Mix first 4 ingredients in small bowl. Season dressing to taste with salt and pepper. Cut off peel and white pith from oranges. Cut oranges crosswise into 1/3-inch-thick rounds. Cut each round crosswise in half. Combine greens, onion and fennel in large serving bowl. (Dressing, orange rounds and salad can be made 8 hours ahead. Cover and refrigerate dressing, oranges and salad separately.) Toss salad with enough dressing to coat. Tuck endive into salad with tips pointing up in decorative fashion. Garnish with orange segments and serve.

Sunday, June 26, 2005

Some Easy Casseroles

We had a family cookout this evening. I made two casseroles to accompany their hamburgers and my Garden Burger. My daughter told me I had never given her these recipes and asked me to put them on the blog.

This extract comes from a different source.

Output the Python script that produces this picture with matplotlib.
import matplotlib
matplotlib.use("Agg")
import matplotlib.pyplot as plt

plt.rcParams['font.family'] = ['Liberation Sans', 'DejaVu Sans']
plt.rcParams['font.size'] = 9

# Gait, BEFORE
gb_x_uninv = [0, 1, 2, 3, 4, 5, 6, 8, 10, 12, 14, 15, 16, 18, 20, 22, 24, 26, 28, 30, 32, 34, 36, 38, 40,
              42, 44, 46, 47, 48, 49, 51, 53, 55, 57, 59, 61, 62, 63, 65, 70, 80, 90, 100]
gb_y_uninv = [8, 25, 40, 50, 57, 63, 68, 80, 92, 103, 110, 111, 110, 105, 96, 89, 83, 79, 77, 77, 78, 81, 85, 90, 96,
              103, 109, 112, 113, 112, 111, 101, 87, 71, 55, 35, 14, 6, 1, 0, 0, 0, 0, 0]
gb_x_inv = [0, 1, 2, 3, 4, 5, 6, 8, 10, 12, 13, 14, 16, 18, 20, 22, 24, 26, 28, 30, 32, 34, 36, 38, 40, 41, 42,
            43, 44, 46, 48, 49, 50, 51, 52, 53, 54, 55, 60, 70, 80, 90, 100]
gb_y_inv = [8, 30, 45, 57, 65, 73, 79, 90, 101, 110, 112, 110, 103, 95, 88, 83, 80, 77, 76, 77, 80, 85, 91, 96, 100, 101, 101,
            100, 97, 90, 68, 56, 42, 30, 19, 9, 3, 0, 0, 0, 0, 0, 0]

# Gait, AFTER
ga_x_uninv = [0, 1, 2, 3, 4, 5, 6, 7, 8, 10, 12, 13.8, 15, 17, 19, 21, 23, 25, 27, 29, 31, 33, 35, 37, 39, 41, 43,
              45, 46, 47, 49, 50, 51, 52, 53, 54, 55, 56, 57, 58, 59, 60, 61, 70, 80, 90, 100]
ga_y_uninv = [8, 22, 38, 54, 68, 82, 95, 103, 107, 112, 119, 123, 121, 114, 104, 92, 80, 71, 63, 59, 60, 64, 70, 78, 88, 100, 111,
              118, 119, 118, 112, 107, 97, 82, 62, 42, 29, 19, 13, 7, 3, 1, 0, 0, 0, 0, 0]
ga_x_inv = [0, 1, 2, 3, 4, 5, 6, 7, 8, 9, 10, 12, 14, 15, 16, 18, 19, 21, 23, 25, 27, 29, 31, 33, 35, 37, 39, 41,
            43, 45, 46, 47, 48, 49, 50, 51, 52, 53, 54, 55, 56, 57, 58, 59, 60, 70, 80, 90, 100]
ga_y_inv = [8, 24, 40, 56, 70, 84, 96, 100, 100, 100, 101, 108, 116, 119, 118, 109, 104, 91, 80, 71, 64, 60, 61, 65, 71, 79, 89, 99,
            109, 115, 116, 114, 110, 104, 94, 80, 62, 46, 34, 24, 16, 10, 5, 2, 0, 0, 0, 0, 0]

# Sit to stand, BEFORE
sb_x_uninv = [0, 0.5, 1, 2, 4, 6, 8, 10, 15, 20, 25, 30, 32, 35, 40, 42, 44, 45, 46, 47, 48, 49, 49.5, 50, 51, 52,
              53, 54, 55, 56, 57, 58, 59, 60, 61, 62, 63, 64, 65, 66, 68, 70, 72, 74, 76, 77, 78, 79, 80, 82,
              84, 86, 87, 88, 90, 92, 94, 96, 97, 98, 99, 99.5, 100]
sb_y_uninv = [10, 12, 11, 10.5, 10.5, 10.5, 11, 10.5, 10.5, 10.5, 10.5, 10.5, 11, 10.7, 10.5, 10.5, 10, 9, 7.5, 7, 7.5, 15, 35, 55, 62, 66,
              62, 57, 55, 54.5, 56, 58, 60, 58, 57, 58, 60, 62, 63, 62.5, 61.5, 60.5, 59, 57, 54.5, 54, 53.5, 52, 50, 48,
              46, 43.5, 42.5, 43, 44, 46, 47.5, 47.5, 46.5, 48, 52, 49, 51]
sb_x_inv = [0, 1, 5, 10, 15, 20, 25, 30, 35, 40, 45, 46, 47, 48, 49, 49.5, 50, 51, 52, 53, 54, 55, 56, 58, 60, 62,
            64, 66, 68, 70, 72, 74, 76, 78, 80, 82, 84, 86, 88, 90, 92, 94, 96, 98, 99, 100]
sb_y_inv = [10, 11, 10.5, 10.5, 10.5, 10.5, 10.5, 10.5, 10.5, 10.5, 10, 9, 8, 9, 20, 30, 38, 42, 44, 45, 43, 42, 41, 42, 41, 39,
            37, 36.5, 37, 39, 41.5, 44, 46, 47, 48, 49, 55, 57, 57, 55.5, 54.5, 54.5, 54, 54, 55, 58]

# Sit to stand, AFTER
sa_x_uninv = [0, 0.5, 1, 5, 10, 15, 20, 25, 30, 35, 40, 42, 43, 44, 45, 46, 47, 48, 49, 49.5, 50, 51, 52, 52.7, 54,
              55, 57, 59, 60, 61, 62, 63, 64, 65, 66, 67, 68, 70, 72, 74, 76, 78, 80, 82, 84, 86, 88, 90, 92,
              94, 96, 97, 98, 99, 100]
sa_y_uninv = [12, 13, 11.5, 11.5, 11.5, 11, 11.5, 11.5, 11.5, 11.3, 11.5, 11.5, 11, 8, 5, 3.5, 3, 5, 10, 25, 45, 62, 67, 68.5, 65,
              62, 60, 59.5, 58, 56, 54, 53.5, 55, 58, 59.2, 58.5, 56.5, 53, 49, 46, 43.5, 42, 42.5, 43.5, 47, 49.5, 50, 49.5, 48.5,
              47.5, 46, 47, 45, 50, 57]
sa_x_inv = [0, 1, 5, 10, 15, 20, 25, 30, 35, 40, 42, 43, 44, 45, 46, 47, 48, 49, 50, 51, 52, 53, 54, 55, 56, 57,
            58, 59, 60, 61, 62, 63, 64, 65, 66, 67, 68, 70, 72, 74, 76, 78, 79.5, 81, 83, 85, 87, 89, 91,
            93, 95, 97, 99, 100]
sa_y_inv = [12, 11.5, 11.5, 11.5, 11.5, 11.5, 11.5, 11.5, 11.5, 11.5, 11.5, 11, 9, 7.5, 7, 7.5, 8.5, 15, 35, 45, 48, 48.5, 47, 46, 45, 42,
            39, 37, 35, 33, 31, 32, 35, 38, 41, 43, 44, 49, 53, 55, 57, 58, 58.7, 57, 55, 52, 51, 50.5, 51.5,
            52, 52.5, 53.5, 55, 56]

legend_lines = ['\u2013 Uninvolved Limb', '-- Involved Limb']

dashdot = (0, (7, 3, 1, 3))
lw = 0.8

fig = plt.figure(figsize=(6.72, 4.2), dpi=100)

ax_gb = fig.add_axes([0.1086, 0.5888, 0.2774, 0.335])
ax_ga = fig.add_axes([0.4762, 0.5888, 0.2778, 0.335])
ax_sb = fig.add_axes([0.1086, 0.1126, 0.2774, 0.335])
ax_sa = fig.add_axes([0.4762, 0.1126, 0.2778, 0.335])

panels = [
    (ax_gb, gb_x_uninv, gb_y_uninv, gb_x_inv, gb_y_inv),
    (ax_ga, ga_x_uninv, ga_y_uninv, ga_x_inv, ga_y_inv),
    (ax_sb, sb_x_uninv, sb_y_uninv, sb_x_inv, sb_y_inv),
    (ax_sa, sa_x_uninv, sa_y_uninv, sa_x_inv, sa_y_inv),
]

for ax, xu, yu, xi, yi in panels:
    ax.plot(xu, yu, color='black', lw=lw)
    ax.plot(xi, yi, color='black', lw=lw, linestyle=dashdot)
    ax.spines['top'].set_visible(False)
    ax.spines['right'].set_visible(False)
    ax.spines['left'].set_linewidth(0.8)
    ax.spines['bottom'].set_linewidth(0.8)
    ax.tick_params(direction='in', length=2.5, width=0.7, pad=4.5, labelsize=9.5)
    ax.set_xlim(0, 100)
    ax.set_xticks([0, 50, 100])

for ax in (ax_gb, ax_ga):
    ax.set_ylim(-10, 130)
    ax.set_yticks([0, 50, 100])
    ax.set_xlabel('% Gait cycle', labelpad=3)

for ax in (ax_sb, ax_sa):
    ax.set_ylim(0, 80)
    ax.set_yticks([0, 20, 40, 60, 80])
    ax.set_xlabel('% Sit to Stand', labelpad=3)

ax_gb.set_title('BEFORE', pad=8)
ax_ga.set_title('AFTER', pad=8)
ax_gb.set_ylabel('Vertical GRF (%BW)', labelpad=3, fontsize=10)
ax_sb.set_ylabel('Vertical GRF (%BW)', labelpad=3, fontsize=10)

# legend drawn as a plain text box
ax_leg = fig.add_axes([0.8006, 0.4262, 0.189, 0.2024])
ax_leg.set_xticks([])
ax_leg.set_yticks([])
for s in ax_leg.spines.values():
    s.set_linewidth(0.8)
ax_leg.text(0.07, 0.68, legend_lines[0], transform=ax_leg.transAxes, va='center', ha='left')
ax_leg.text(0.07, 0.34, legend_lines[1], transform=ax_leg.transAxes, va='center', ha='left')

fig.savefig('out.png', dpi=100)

So here they are.

Hash Brown Potato Casserole - Not a lowfat item

1 (2 lb.) bag frozen hash browns
1 can cream of mushroom soup (if you eat meat you can use Cream of Chicken soup)
1 tbsp. chopped onion
2 tbsp. red bell pepper
2 tbsp. green bell pepper
1 (8 oz.) carton sour cream
1 stick butter, melted
salt and pepper to taste
Combine potatoes, soup, onion, bell peppers, sour cream and melted butter. Place in greased casserole. Bake in 325 degree oven for 2 hours. may be prepared the night before and refrigerated.

Texas Bean Bake - Vegetarian Version

2 lb. can vegetarian baked beans in tomato sauce
15 ounce can red kidney beans, drained
box frozen Fordhook lima beans, cooked
3 onions, chopped
2 cloves chopped garlic
cup brown sugar
cup ketchup
1/2 cup cider vinegar
tablespoon dry mustard
teaspoon Worcestershire sauce
2 tablesppons olive oil
Dash Tabasco

Saute onions and garlic in olive oil. Add other ingredients. Mix and bake in casserole at 325 degrees for 2 hours. You can also cook them for hours and hours in the crockpot. This makes about 16 servings. Sometimes if I need 30 or more servings I'll double the recipe and use six kinds of beans. Black beans, Great Northerns, and blackeyed peas work well. Meat eaters can add a half pound of crumbled cooked bacon, using the bacon fat to saute the onions.